Tuesday, December 23, 2014

Bonsai: The Roots are in Japan

Appreciate the beauty of the natural world seems to be almost a national trait in Japan. Think of the unsurpassed serenity of a Japanese garden: think of ikebana (flower arranging). Think of the understated sumi landscape paintings.
Because Japan is crowded. And has been crowded from the earliest recorded history. The gardener often has had very little space in which to work. And so he has learned to capture the essence of a natural setting without exactly duplicating it. A Japanese tree garden in a postage stamp space may create the illusion of being the center of a giant forest. A Tokyo courtyard, separated from the street by a single wall, may contain all the serenity of a mountain glade.
Acer palmatum bonsai
Acer Palmatum Bonsai
Perhaps because of crowded, the Japanese gardener characteristically focuses on details rather than on panoramas. In Japan, to capture the essence of one tree, a grouping of flowers and grasses, or even a single rock is to bring all of nature home.
The exact beginning of bonsai are lost in the clouds of time. Though some indications suggest that its origins may lie in the China of over 1500 years ago, the oldest surviving piece of evidence we have about bonsai is a famous Japenese scroll painting 700 or 800 years old, showing a dwarf tree in a ceramic container.
Early Japanese aristocrats displayed a fondness for unusual botanical specimens. Highly valued were the trees dwarfed by natural circumstances and weathered into unusual and sometimes fantastic shapes. Such dwarf trees were collected from all over Japan.
Wonderful old stories tell about men whose work it was to collect these trees. About the harrowing extremes to which they went, often clinging to the sheer walls of cliffs as they claimed dwarf trees growing there. These dearly-got trees were treasured and very expensive.
To this day the bonsai enthusiast prize above all others the tree dwarfed in the wild, perhaps a tiny pine growing in a crack of a granite boulder; a juniper in poor soil, robbed of light by its larger neighbours; or a windswept cypress on a rocky coast-line dwarfed and shaped by severe wind and weather.

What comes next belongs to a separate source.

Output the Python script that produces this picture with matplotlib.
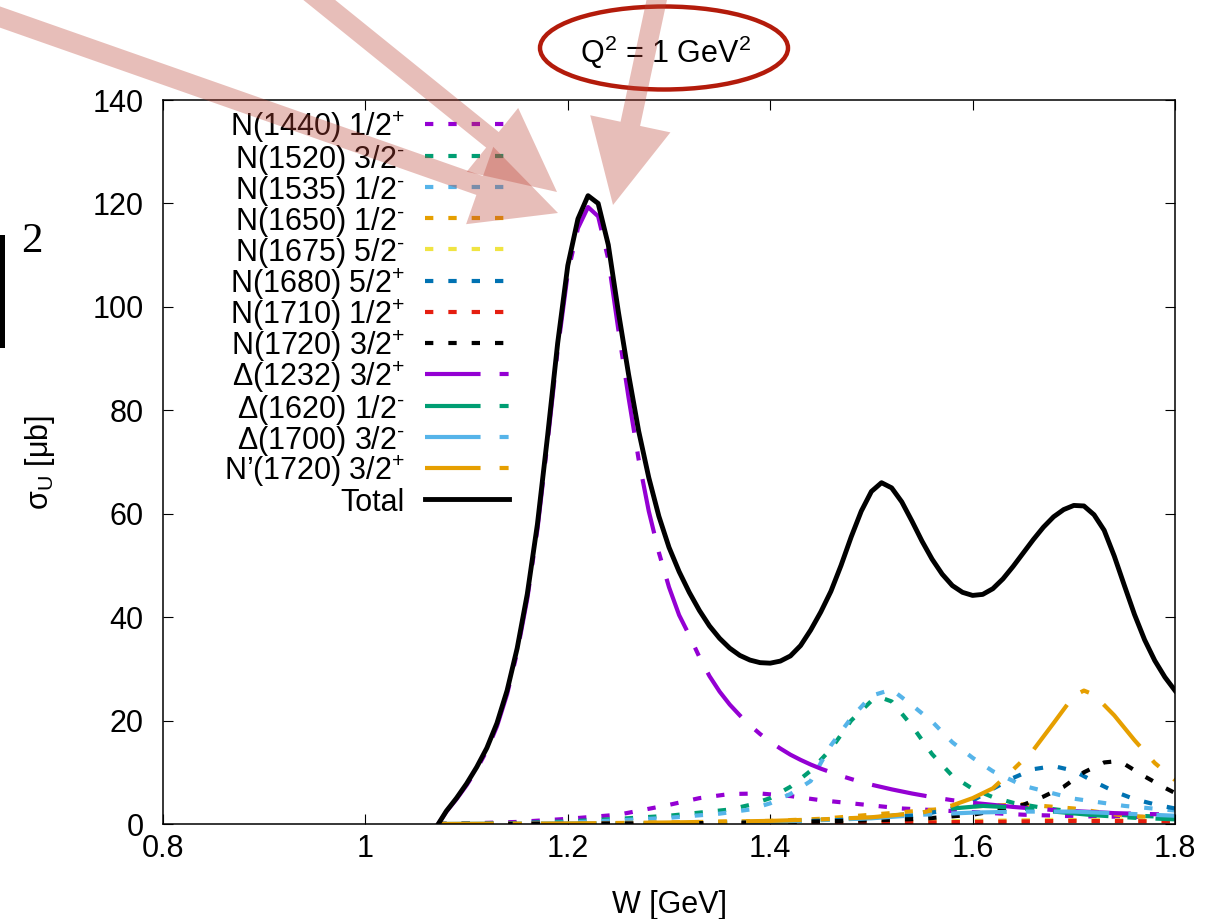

What happened, of course, was that as enthusiasm for owning naturally dwarfed trees spread, the trees became more difficult to find. It was only a short step from the situation to the development of artificial dwarfing.
Sophisticated Japenese horticulturists took the next step after that as well, artificially shaping the trees.
Tree shaping went through many incarnations over the centuries before it became what we know today as bonsai. At one period, for instance, the highest goal of the art was to create the most grotesque, bizarre and unnatural shapes imaginable.
In the mid-19th century, today's esthetic principles (based on asymmetrical balance, as in a scalane triangle) took hold. But not until 1909, at in exhibition in London, did bonsai appear in the western world. Since then, interest in the art has increased enormously.
The first seriuos practitioners of bonsai in the United States were Japenese-Americans on the west coast who had brought the art with them from their mother country. These people continue to be invaluable resources for bonsai enthusiasts through-out the country, both because they are long-time masters of the art and because they are living links with the sources of bonsai.
Not that bonsai must cling rigorously to its past, the American chapters in the history and development of bonsai are certain to add new and distinctive marks. For one thing, a broader range of climates exists here, supporting different flora, desert or tropical natives, for instance, of which Japan has none.
Bonsai is practiced widely in the United States, not just on the west coast and by no means only by Japenese-Americans. Servicemen returning from Japan after World War II brought back an enthusiasm for bonsai, as have many of the hundreds of thousands of American tourist who have visited that country in the past 30 years.
Getting started in bonsai isn't difficult or expensive; it's not even time-consuming. And if you find yourself getting swept up by it, you won't have to travel to Japan to find all the resources you'll need to educate yourself and grow in skill and artistry.